While their wild appetite may include reptiles, amphibians, birds, and mammals, we feed our Black milksnakes primarily rodents. Hatchlings are offered live pinky mice (Mus musculus) as their first meals without much fuss and very quickly switch to frozen-thawed bi-weekly or weekly offerings. We recommend hatchlings be fed every 5-6 days. They seem to have a slightly slower metabolism than other milksnakes that typically feed every 3-4 days. We slow down the feeds to weekly sessions when they are 1-2 years of age. This is coincidentally also the time when they fully mature into their solid black adult color and pattern. Adults are fed weekly. We occasionally also offer chicks and frog legs to our adults to provide a variety of nutrients. Once established as hatchlings, Black milksnakes rarely turn down a meal.
There should be at least two options to hide within your enclosure. One on the hot side and one on the cool side. Snakes enjoy hiding, so if there is only one hide on a side of the enclosure that is either too hot/cold and uncomfortable, it is unlikely that the snake will not leave the security of its hide. This can cause stress and refusal of meals along with other problems to your snake’s comfort and well-being. Water bowls are also required and expected to be cleaned and replaced with fresh water at least weekly. Water bowls should be big enough for your snake to sit and relax in. This will both help the shedding process while providing more humidity. The Black Milksnake is a terrestrial species that enjoys some low branches and other decor items to climb over on the floor of their cage. We try to emulate the slight changes in topography in the wild by avoiding a flat surface at all costs. Snakes are thigmotactic animals and feel more secure when moving alongside, around, or over other objects. Fake plants also provide some shade from the lights and hiding areas to make your milksnake feel more secure.

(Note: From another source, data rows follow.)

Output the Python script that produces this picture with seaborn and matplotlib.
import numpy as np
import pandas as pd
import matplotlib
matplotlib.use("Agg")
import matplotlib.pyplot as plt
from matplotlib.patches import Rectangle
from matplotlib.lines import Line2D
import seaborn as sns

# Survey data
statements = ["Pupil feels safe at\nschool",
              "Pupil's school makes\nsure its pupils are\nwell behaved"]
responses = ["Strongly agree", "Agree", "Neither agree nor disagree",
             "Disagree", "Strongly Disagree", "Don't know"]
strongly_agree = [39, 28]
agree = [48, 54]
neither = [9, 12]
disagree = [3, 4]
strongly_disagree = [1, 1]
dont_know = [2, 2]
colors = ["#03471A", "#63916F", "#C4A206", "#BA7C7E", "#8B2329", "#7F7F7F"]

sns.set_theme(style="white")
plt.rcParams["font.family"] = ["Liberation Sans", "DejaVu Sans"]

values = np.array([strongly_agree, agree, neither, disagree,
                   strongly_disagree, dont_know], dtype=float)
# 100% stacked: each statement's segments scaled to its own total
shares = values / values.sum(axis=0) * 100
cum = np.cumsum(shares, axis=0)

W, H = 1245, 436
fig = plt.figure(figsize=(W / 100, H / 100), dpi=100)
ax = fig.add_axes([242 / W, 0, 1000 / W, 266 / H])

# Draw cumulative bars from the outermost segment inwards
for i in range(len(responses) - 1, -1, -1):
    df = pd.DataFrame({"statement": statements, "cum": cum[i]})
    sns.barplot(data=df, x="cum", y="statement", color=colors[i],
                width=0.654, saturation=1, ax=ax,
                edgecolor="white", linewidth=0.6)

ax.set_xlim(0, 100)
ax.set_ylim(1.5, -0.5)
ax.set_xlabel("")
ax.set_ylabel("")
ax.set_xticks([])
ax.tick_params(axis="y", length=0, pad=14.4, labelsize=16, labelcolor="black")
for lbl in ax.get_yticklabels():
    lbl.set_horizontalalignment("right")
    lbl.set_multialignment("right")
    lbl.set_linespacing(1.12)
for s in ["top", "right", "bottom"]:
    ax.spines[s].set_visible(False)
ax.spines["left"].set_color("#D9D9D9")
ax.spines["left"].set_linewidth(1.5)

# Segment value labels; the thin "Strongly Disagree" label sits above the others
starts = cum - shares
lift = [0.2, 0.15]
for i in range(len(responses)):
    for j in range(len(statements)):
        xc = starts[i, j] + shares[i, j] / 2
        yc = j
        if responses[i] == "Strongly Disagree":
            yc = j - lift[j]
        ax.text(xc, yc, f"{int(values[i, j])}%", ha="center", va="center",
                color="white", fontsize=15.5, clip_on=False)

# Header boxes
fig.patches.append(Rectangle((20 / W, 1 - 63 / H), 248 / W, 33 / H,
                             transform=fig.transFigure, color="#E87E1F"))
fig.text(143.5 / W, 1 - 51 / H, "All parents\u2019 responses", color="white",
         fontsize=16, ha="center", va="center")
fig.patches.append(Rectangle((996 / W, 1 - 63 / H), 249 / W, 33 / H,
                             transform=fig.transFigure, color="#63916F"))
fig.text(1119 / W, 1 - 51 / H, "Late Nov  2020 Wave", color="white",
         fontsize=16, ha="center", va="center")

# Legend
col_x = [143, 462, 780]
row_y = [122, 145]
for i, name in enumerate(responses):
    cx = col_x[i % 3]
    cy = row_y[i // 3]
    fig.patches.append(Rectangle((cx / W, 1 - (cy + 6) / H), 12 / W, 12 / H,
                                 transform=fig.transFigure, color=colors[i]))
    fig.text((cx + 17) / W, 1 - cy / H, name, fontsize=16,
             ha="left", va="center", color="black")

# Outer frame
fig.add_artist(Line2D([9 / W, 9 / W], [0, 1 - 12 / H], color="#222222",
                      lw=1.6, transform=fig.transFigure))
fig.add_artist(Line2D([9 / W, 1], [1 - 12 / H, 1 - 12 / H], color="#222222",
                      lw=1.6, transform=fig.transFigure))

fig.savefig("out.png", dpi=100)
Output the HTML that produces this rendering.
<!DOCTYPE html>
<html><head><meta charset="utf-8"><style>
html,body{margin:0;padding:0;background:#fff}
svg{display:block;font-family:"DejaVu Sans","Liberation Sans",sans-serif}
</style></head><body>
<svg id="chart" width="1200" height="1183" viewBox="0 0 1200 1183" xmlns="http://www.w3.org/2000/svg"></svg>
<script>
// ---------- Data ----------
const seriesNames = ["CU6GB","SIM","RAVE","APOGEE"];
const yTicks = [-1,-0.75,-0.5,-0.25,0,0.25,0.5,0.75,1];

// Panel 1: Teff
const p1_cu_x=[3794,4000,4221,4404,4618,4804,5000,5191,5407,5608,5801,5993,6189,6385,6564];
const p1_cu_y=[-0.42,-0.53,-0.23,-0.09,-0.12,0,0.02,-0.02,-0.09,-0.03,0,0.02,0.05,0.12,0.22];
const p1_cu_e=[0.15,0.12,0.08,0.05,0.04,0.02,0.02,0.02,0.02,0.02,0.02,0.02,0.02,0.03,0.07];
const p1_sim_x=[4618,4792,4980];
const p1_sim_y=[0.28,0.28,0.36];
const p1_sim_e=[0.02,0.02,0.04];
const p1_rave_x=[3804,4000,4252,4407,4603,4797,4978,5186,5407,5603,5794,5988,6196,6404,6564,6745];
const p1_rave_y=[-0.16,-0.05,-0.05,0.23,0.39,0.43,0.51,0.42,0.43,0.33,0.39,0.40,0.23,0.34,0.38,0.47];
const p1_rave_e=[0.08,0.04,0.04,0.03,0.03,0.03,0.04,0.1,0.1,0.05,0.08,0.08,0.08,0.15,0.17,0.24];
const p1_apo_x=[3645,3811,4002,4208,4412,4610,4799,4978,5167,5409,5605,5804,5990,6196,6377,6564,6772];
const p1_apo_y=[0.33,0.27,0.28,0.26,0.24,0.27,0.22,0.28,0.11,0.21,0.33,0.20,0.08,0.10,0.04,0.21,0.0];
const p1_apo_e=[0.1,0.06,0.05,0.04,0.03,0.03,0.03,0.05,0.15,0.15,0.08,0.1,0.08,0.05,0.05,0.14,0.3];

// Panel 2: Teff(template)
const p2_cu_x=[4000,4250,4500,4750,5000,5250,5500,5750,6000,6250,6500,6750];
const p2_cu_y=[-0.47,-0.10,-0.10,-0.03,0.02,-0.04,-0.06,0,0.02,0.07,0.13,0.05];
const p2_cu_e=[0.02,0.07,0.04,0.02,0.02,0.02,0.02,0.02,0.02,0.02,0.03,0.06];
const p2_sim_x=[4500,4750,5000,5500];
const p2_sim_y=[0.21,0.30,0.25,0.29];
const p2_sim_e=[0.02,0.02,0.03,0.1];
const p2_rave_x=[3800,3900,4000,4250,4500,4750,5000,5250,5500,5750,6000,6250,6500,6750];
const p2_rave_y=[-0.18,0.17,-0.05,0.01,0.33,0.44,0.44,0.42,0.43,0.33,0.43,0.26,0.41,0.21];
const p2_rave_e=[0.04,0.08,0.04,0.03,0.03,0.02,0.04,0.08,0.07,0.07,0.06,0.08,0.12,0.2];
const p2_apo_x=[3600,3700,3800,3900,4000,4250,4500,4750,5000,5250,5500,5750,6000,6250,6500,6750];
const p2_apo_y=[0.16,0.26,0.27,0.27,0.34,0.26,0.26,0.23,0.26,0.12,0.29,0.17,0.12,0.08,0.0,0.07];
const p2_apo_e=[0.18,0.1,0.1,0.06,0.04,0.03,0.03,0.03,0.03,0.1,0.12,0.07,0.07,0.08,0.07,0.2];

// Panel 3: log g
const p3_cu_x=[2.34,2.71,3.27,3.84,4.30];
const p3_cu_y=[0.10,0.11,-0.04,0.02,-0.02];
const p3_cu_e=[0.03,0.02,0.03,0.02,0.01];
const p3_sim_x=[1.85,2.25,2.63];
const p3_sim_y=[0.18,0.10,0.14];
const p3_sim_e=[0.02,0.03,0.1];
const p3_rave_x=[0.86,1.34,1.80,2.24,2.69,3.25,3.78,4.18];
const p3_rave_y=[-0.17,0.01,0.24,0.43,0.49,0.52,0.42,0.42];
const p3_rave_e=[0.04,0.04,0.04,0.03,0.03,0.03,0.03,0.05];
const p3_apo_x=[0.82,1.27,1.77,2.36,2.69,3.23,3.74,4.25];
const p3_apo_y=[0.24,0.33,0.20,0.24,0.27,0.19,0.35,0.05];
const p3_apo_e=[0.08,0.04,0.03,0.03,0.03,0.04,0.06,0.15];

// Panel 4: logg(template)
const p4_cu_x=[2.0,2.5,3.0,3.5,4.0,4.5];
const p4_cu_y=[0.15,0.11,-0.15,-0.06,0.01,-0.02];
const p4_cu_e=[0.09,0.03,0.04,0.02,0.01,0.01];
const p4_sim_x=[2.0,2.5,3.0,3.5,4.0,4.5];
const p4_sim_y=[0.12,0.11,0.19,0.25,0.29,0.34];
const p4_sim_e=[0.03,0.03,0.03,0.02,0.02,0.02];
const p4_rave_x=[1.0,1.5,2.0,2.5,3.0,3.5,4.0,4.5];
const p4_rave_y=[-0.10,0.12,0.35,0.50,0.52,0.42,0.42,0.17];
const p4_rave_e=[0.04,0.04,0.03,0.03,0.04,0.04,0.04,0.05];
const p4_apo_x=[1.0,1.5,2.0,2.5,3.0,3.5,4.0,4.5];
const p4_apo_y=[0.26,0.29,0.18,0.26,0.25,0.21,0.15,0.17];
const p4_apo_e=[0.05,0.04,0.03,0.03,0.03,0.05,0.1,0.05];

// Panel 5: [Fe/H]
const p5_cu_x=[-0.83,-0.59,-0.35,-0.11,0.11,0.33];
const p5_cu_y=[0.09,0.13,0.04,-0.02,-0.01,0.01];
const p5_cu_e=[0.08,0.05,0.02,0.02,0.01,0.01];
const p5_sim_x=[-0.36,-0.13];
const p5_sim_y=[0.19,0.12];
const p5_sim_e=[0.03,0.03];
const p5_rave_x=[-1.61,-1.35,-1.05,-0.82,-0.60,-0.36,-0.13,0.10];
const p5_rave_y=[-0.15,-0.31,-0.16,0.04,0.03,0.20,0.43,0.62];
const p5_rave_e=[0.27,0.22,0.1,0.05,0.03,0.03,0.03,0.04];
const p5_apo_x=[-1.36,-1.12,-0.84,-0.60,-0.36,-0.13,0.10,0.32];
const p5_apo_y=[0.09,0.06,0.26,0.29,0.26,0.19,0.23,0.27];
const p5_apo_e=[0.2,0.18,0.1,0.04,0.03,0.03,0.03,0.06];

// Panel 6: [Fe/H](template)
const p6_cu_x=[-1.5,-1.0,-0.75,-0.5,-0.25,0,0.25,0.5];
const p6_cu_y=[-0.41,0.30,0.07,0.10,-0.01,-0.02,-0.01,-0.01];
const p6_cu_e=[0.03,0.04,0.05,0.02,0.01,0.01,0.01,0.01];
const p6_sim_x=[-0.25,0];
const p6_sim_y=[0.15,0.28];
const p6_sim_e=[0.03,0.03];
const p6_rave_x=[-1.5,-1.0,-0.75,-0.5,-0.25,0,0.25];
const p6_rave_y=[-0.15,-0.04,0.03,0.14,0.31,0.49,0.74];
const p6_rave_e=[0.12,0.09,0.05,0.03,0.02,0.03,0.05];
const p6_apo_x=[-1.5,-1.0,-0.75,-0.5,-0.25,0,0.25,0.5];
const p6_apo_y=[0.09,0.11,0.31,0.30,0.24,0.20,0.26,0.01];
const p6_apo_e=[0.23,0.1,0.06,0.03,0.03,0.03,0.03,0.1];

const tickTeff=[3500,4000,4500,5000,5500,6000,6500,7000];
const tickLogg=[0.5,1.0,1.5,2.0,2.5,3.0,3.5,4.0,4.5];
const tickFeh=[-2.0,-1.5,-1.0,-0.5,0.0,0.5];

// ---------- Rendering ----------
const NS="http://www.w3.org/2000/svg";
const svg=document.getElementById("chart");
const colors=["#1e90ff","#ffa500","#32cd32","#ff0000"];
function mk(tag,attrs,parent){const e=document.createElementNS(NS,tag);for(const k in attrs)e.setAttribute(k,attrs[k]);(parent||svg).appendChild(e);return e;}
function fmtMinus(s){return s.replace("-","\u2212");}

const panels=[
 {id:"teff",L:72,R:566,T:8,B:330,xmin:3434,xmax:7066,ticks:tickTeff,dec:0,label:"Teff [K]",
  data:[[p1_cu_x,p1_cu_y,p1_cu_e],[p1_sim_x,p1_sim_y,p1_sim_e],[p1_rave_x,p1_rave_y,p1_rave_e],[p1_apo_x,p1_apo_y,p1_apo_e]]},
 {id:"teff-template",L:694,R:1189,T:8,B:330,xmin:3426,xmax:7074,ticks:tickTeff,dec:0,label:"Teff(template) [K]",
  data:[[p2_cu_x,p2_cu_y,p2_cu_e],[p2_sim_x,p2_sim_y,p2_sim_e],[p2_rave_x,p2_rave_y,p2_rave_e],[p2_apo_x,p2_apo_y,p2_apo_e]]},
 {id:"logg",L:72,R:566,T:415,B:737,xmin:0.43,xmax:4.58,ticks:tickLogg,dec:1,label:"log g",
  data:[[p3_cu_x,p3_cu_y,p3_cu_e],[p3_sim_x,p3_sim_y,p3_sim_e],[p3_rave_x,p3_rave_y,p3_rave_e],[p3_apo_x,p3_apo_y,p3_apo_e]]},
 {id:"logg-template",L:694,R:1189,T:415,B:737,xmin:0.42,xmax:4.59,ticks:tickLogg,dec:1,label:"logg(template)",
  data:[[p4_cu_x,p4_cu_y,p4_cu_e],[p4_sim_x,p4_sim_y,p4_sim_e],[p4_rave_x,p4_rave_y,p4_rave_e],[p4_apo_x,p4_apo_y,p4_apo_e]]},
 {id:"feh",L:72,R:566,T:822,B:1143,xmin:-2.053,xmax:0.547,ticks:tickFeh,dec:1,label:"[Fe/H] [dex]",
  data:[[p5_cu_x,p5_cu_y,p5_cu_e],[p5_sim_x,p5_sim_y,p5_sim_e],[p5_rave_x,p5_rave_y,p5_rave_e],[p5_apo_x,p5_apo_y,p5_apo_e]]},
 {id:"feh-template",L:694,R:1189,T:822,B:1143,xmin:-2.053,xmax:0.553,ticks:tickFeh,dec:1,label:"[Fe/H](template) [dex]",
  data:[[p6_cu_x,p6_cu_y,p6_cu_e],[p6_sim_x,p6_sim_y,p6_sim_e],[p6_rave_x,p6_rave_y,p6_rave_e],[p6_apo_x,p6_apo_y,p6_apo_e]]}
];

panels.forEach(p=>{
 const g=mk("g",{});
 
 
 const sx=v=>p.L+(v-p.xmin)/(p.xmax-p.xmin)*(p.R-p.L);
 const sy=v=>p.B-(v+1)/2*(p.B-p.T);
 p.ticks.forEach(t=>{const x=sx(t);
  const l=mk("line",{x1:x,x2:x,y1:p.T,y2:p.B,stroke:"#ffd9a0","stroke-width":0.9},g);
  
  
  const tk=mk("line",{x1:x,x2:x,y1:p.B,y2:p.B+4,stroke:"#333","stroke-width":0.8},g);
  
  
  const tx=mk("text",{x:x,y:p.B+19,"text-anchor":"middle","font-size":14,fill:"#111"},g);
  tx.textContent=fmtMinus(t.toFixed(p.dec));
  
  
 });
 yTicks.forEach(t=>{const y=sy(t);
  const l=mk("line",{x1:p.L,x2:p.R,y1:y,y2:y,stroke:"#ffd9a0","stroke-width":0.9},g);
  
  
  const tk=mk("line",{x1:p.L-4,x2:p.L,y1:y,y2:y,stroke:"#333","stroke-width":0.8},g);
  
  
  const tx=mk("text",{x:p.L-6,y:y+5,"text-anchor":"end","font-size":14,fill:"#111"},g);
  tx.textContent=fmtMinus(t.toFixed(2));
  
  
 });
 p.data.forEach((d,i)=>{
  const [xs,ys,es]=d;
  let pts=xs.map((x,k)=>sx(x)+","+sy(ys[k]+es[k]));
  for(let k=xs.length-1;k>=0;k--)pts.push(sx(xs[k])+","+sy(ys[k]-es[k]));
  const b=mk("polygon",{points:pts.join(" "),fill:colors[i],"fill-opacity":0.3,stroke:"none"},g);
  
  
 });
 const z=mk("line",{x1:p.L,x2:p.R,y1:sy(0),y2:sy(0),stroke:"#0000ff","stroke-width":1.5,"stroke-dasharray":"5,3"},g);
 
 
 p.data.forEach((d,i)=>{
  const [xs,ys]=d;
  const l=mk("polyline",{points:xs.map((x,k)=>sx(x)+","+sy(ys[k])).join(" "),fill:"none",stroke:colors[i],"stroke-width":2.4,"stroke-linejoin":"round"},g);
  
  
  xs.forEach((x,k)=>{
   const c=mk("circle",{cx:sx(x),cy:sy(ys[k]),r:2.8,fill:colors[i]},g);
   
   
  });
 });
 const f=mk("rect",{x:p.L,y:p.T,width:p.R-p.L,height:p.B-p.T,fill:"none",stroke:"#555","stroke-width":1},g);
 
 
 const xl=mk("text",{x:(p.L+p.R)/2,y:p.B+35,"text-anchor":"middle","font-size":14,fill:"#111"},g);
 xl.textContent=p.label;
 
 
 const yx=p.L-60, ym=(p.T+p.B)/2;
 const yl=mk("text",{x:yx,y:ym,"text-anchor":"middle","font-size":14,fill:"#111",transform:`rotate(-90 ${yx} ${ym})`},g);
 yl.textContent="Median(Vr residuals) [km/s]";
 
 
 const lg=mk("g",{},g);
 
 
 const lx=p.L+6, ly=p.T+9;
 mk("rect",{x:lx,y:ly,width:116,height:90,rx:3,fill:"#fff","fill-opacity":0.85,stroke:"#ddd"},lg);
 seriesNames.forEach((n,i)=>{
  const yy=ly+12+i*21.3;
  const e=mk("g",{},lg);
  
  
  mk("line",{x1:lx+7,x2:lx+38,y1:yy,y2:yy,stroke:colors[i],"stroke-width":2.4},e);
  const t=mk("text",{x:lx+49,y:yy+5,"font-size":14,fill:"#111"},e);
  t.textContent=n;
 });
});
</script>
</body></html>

This has to be our favorite aspect of keeping these magnificent snakes. A stark contrast to your typical milksnake, L. t. gaigeae are more confident in their movements and rarely show signs of nervousness. While babies may be more prone to attempt squirming away, they do not tend to bite. Typically only excreting musk or urates as a defense mechanism when young, our adult snakes are so well-mannered that they are a favorite for photoshoots. It could very well be this calm demeanor that also reminds keepers of the Indigo Snake. While the smaller milksnake species and even some of the larger ones (including L. t. hondurensis) can be prone to being more nervous, the Black Milksnake consistently matures into a mellow fellow. For more information on how to deal with your first hatchling black milksnake, click here.
With more keepers catching on to the award-winning personality of the Black Milksnake, it is comforting to see more captive propagation in recent years. Along with the addition of locality animals, this species only serves to ensure its longevity amongst herpetoculturists for years to come. Many seek to own a black snake to start with, but Black Milksnakes bring their keeper along a growth journey before maturing into their final form. Why? Because some things are just well worth the wait.